Мы сели в машину, там оказалось еще несколько человек, и в сопровождении второй машины направились к югу…

Отъехав от Нью-Йорка примерно километров сто, мы подъехали к аэродрому, по всем признакам военному. У ворот произошла небольшая заминка — Уилкинсон позвонил кому-то по телефону, а затем наши машины подъехали к четырехмоторному самолету.

Уже темнело, и, когда мы поднялись в воздух и легли на курс, появились звезды. Я выглянул из окна, нашел Большую и Малую Медведицу, Полярную звезду и определил курс: мы летим примерно на 17 градусов к востоку от севера — следовательно, на Европу.

Я знал, что большая дуга из Нью-Йорка на Северную Европу проходит в этом направлении и, когда Уилкинсон спросил меня, имею ли я представление о цели полета, я ему так и ответил: «На Европу».

Он был несколько удивлен, но, когда я ему показал на звезды, он понял, откуда мне было это известно…

В Берлине мы приземлились на аэродроме Темпельгоф, где нас ждали какие-то люди с машинами. Проехав довольно долго по городу, мы подъехали к зданию оккупационных войск США. Меня повели в подвальное помещение… Было совершенно ясно, что дело шло к обмену».

Обмен произошел утром 10 февраля 1962 года. Вильям Генрихович сразу же попал в объятия друзей и коллег, которые принимали участие в этом мероприятии. Затем его привезли на служебную виллу в Карлсхорст, где его ждали жена Елена Степановна и дочь Эвелина.

Состоялась товарищеская встреча. Был поднят не один тост. В конце встречи Вильям Генрихович сказал: «Я испытываю чувства человека, попавшего «с корабля на бал». И радостно, и волнующе, и непривычно, непривычно до такой степени, что даже с бокала легкого сухого вина неимоверно кружится голова. Откровенно говоря, я как во сне. Произошел такой разительный контраст обстановки, что даже трудно поверить в случившееся. «Корабль», на котором мне пришлось находиться без малого пять лет, как вы знаете, имеет весьма прозаическое название — каторжная тюрьма министерства юстиции в городе Атланте. Там я старался делать все возможное для того, чтобы не уронить чести и достоинства советского человека, до конца выполнить свой служебный долг».

В Москве Вильяма Генриховича приняли руководители Комитета госбезопасности и внешней разведки. Председатель КГБ огласил Указ Президиума Верховного Совета СССР о награждении разведчика орденом Красного Знамени и приказы КГБ о награждении его знаком «Почетный сотрудник госбезопасности» и назначении на должность начальника отдела.

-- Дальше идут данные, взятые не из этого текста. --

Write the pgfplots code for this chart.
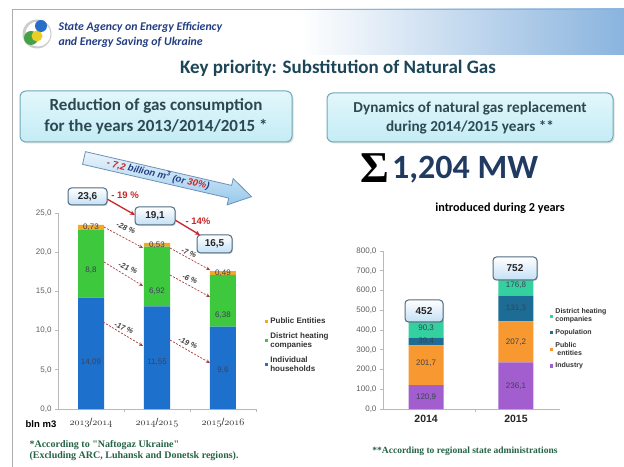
\documentclass[border=0pt]{standalone}
\usepackage{pgfplots}
\pgfplotsset{compat=1.18}
\usepackage{fontspec}
\setmainfont{Liberation Sans}
\newfontfamily\calib{Carlito}
\newfontfamily\tnr{Liberation Serif}
\usetikzlibrary{shadows,arrows.meta}
\NewDocumentCommand\osn{m}{\ensuremath{\mathnormal{#1}}}

\definecolor{hblue}{RGB}{30,112,205}
\definecolor{hgreen}{RGB}{62,200,62}
\definecolor{horange}{RGB}{245,168,40}
\definecolor{rteal}{RGB}{52,208,160}
\definecolor{rblue}{RGB}{28,108,150}
\definecolor{rorange}{RGB}{247,152,48}
\definecolor{rpurple}{RGB}{162,94,206}
\definecolor{titlecol}{RGB}{28,70,88}
\definecolor{boxtext}{RGB}{45,72,80}
\definecolor{boxfill}{RGB}{196,236,245}
\definecolor{boxfilltop}{RGB}{226,247,251}
\definecolor{boxborder}{RGB}{110,170,185}
\definecolor{callblue}{RGB}{196,224,245}
\definecolor{callborder}{RGB}{80,108,128}
\definecolor{redann}{RGB}{200,38,42}
\definecolor{dashred}{RGB}{170,60,60}
\definecolor{fgreen}{RGB}{38,100,70}
\definecolor{navy}{RGB}{34,62,130}
\definecolor{mwblue}{RGB}{32,58,98}
\definecolor{tickgray}{RGB}{95,95,95}
\definecolor{headblue}{RGB}{138,180,222}
\definecolor{arrowlight}{RGB}{234,245,252}
\definecolor{arrowdark}{RGB}{150,200,236}
\definecolor{arrowborder}{RGB}{110,145,185}
\definecolor{lbltext}{RGB}{60,66,84}
\definecolor{lgreen}{RGB}{70,160,70}
\definecolor{lyellow}{RGB}{235,205,40}
\definecolor{lblue}{RGB}{40,110,200}

\tikzset{
  tbox/.style={rounded corners=6pt, draw=boxborder, line width=1pt, top color=boxfilltop, bottom color=boxfill, drop shadow={opacity=0.25, shadow xshift=1.5pt, shadow yshift=-1.5pt}},
  callout/.style={rounded corners=3.5pt, draw=callborder, line width=1pt, top color=white, bottom color=callblue, drop shadow={opacity=0.3, shadow xshift=1pt, shadow yshift=-1pt}, inner sep=0pt, font=\bfseries\fontsize{10}{10}\selectfont, text=black!85},
  dasharr/.style={draw=dashred, line width=0.7pt, dash pattern=on 2pt off 1.5pt, -{Stealth[length=4pt,width=3.5pt]}},
  pct/.style={font=\bfseries\itshape\fontsize{7.5}{8}\selectfont, text=black!75, rotate=-22},
  redarr/.style={draw=redann, line width=1.3pt, -{Stealth[length=5pt,width=4.5pt]}},
  lbl/.style={font=\fontsize{8}{9}\selectfont, text=lbltext, inner sep=0pt},
}
\pgfplotsset{sqlegend/.style={legend image code/.code={\path[##1,draw=none] (0pt,-1.6pt) rectangle (3.2pt,1.6pt);}}}

\begin{document}
\begin{tikzpicture}[x=1pt,y=1pt]
\path[use as bounding box] (0,0) rectangle (624,466);
\fill[white] (0,0) rectangle (624,466);
\shade[left color=white, right color=headblue] (300,411) rectangle (624,457);
\draw[gray!65, line width=0.7pt] (12,-1) -- (12,457) -- (625,457);
% logo
\fill[black!20] (37,432) circle (14.5);
\fill[white] (38,432) circle (12.5);
\fill[lgreen] (31,428) circle (7);
\fill[lyellow] (37,430) circle (5.5);
\fill[lblue] (41,440) circle (6);
\node[anchor=west, text=navy, align=left, font=\calib\bfseries\itshape\fontsize{11.8}{15}\selectfont] at (55,431.5) {State Agency on Energy Efficiency\\and Energy Saving of Ukraine};
% title
\node[text=titlecol, font=\calib\bfseries\fontsize{19}{20}\selectfont] at (338,398) {Key priority: Substitution of Natural Gas};
% boxes
\draw[tbox] (20,324) rectangle (292,375);
\node[align=center, text=boxtext, font=\calib\bfseries\fontsize{17}{21}\selectfont] at (156,349.5) {Reduction of gas consumption\\for the years 2013/2014/2015 *};
\draw[tbox] (327,324) rectangle (613,373);
\node[align=center, text=boxtext, font=\calib\bfseries\fontsize{15.2}{19}\selectfont] at (470,348.5) {Dynamics of natural gas replacement\\during 2014/2015 years **};
% sigma
\node[anchor=east, inner sep=0pt, font=\tnr\bfseries\fontsize{44}{44}\selectfont] at (389,298) {Σ};
\node[anchor=west, text=mwblue, inner sep=0pt, font=\calib\bfseries\fontsize{34}{34}\selectfont] at (392,296) {1,204 MW};
\node[font=\calib\bfseries\fontsize{12.2}{13}\selectfont] at (500,258) {introduced during 2 years};

% left chart
\begin{axis}[
  at={(91pt,57pt)}, anchor=origin, scale only axis,
  width=198pt, height=196pt,
  xmin=-0.5, xmax=2.5, ymin=0, ymax=25,
  ybar stacked, bar width=26pt, sqlegend,
  axis lines*=left,
  axis line style={draw=gray!55, line width=0.6pt},
  tick style={draw=gray!55, line width=0.6pt},
  tick align=outside, major tick length=3pt, minor tick length=3pt,
  ytick={0,5,10,15,20,25},
  yticklabel style={font=\fontsize{8}{9}\selectfont, text=tickgray, /pgf/number format/.cd, fixed, fixed zerofill, precision=1, use comma, assume math mode=true},
  xtick={0,1,2}, minor xtick={0.5,1.5,2.5},
  xticklabels={{\osn{2013}/\osn{2014}},{\osn{2014}/\osn{2015}},{\osn{2015}/\osn{2016}}},
  major x tick style={draw=none},
  xticklabel style={font=\fontsize{10}{10}\selectfont, text=black!80, yshift=-3pt},
  reverse legend, legend cell align=left,
  legend style={at={(1.03,0.485)}, anchor=north west, draw=none, fill=none,
    font=\bfseries\fontsize{8}{9.5}\selectfont, text=black!80, row sep=3pt,
    cells={align=left}},
]
\addplot[fill=hblue, draw=none] coordinates {(0,14.2) (1,13.1) (2,10.5)};
\addlegendentry{Individual\\households}
\addplot[fill=hgreen, draw=none] coordinates {(0,8.6) (1,7.6) (2,6.6)};
\addlegendentry{District heating\\companies}
\addplot[fill=horange, draw=none] coordinates {(0,0.7) (1,0.5) (2,0.5)};
\addlegendentry{Public Entities}
\coordinate (L1) at (axis cs:0,6.0);
\coordinate (L2) at (axis cs:0,17.7);
\coordinate (L3) at (axis cs:0,23.2);
\coordinate (L4) at (axis cs:1,6.0);
\coordinate (L5) at (axis cs:1,15.0);
\coordinate (L6) at (axis cs:1,20.9);
\coordinate (L7) at (axis cs:2,5.0);
\coordinate (L8) at (axis cs:2,12.0);
\coordinate (L9) at (axis cs:2,17.3);
\end{axis}
\node[lbl] at (L1) {14,09};
\node[lbl] at (L2) {8,8};
\node[lbl] at (L3) {0,73};
\node[lbl] at (L4) {11,55};
\node[lbl] at (L5) {6,92};
\node[lbl] at (L6) {0,53};
\node[lbl] at (L7) {9,6};
\node[lbl] at (L8) {6,38};
\node[lbl] at (L9) {0,49};

% right chart
\begin{axis}[
  at={(426.1pt,57pt)}, anchor=origin, scale only axis,
  width=177pt, height=158pt,
  xmin=-0.48, xmax=1.49, ymin=0, ymax=800,
  ybar stacked, bar width=35pt, sqlegend,
  axis lines*=left,
  axis line style={draw=gray!55, line width=0.6pt},
  tick style={draw=gray!55, line width=0.6pt},
  tick align=outside, major tick length=3pt, minor tick length=3pt,
  ytick={0,100,200,300,400,500,600,700,800},
  yticklabel style={font=\fontsize{8}{9}\selectfont, text=tickgray, /pgf/number format/.cd, fixed, fixed zerofill, precision=1, use comma, assume math mode=true},
  xtick={0,1}, minor xtick={0.55}, xticklabels={2014,2015},
  major x tick style={draw=none},
  xticklabel style={font=\bfseries\fontsize{10.5}{11}\selectfont, text=black!85},
  reverse legend, legend cell align=left,
  legend style={at={(0.927,0.66)}, anchor=north west, draw=none, fill=none,
    font=\bfseries\fontsize{7}{8}\selectfont, text=black!80, row sep=2pt,
    cells={align=left}},
]
\addplot[fill=rpurple, draw=none] coordinates {(0,120.9) (1,236.1)};
\addlegendentry{Industry}
\addplot[fill=rorange, draw=none] coordinates {(0,201.7) (1,207.2)};
\addlegendentry{Public\\\kern2pt entities}
\addplot[fill=rblue, draw=none] coordinates {(0,39.4) (1,131.3)};
\addlegendentry{Population}
\addplot[fill=rteal, draw=none] coordinates {(0,90.3) (1,176.8)};
\addlegendentry{District heating\\companies}
\coordinate (R1) at (axis cs:0,62);
\coordinate (R2) at (axis cs:0,233);
\coordinate (R3) at (axis cs:0,342);
\coordinate (R4) at (axis cs:0,408);
\coordinate (R5) at (axis cs:1,116);
\coordinate (R6) at (axis cs:1,336);
\coordinate (R7) at (axis cs:1,511);
\coordinate (R8) at (axis cs:1,628);
\end{axis}
\node[lbl] at (R1) {120,9};
\node[lbl] at (R2) {201,7};
\node[lbl] at (R3) {39,4};
\node[lbl] at (R4) {90,3};
\node[lbl] at (R5) {236,1};
\node[lbl] at (R6) {207,2};
\node[lbl] at (R7) {131,3};
\node[lbl] at (R8) {176,8};

% big arrow
\begin{scope}[shift={(84,308)}, rotate=-13]
\draw[arrowborder, line width=0.8pt, top color=arrowlight, bottom color=arrowdark]
  (0,6.5) -- (150,6.5) -- (150,13.5) -- (172,0) -- (150,-13.5) -- (150,-6.5) -- (0,-6.5) -- cycle;
\node[rotate=-13, font=\bfseries\itshape\fontsize{9.5}{10}\selectfont] at (76,0.5) {\textcolor{redann}{- 7,2} \textcolor{navy}{billion m\textsuperscript{3} (or} \textcolor{redann}{30\%}\textcolor{navy}{)}};
\end{scope}

% dashed arrows
\draw[dasharr] (104,239) -- (143,218);
\node[pct] at (126,238) {-28 \%};
\draw[dasharr] (104,204) -- (143,180);
\node[pct] at (128,198) {-21 \%};
\draw[dasharr] (103,144) -- (143,120);
\node[pct] at (124,138) {-17 \%};
\draw[dasharr] (170,218) -- (210,196);
\node[pct] at (189,213) {-7 \%};
\draw[dasharr] (170,191) -- (210,169);
\node[pct] at (190,187) {-6 \%};
\draw[dasharr] (170,126) -- (210,103);
\node[pct] at (188,123) {-19 \%};

% red arrows and callouts
\draw[redarr] (107,267) -- (135,251);
\node[font=\bfseries\fontsize{9.5}{10}\selectfont, text=redann] at (125,271) {- 19 \%};
\draw[redarr] (175,246) -- (200,231);
\node[font=\bfseries\fontsize{9.5}{10}\selectfont, text=redann] at (198,245) {- 14\%};
\node[callout, minimum width=39pt, minimum height=17pt] at (87.5,269.5) {23,6};
\node[callout, minimum width=40pt, minimum height=18pt] at (155,250) {19,1};
\node[callout, minimum width=35pt, minimum height=18pt] at (214.5,222) {16,5};
\node[callout, minimum width=38pt, minimum height=22pt] at (424,155) {452};
\node[callout, minimum width=44pt, minimum height=23pt] at (515,197.5) {752};

% unit + footnotes
\node[font=\bfseries\fontsize{9.5}{10}\selectfont] at (41,42) {bln m3};
\node[anchor=west, font=\tnr\bfseries\fontsize{10}{10}\selectfont, text=fgreen] at (26,21) {*According to "Naftogaz Ukraine"};
\node[anchor=west, font=\tnr\bfseries\fontsize{10}{10}\selectfont, text=fgreen] at (26,10) {(Excluding ARC, Luhansk and Donetsk regions).};
\node[font=\tnr\bfseries\fontsize{9.5}{10}\selectfont, text=fgreen] at (465,15) {**According to regional state administrations};
\end{tikzpicture}
\end{document}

После лечения и отдыха Фишер приступил к работе. Помимо оперативной работы Вильяму Генриховичу приходилось много выступать в чекистских коллективах центрального аппарата и местных органов, а также на предприятиях, в школах и даже в сельских районах. Интерес к личности этого человека был очень велик. Почти десять лет после освобождения из тюрьмы Фишер оставался на службе в разведке, отдавая свои знания и опыт молодым сотрудникам.

Но пришла беда. 15 ноября 1971 года Вильяма Генриховича не стало. Он скончался в клинике онкологии после непродолжительного лечения тяжелой болезни, симптомы которой дали о себе знать лишь в самое последнее время.

Он прожил 68 лет. Это был человек с большими разносторонними способностями. Джеймс Донован так охарактеризовал его: «Это уникальный человек. Он говорил со мной об атомной энергии, как если бы он был лучшим другом Эйнштейна. Абель знал живопись, фотодело, ювелирное искусство, электронику, химию»[21].

К этому нужно добавить, что он был хорошим музыкантом, лингвистом, прекрасно знал юриспруденцию и литературу.

Особым его увлечением была живопись. Ей он отдавал львиную долю свободного времени. Им были написаны сотни картин, репродукции некоторых из них стали известны широкой публике.

Длительная безупречная служба Вильяма Генриховича Фишера в рядах сотрудников внешней разведки, его мужество и стойкость, беззаветная преданность Родине стали достойным примером. Его имя сохранится в памяти не только разведчиков, но и всех людей, которым дороги интересы нашего Отечества.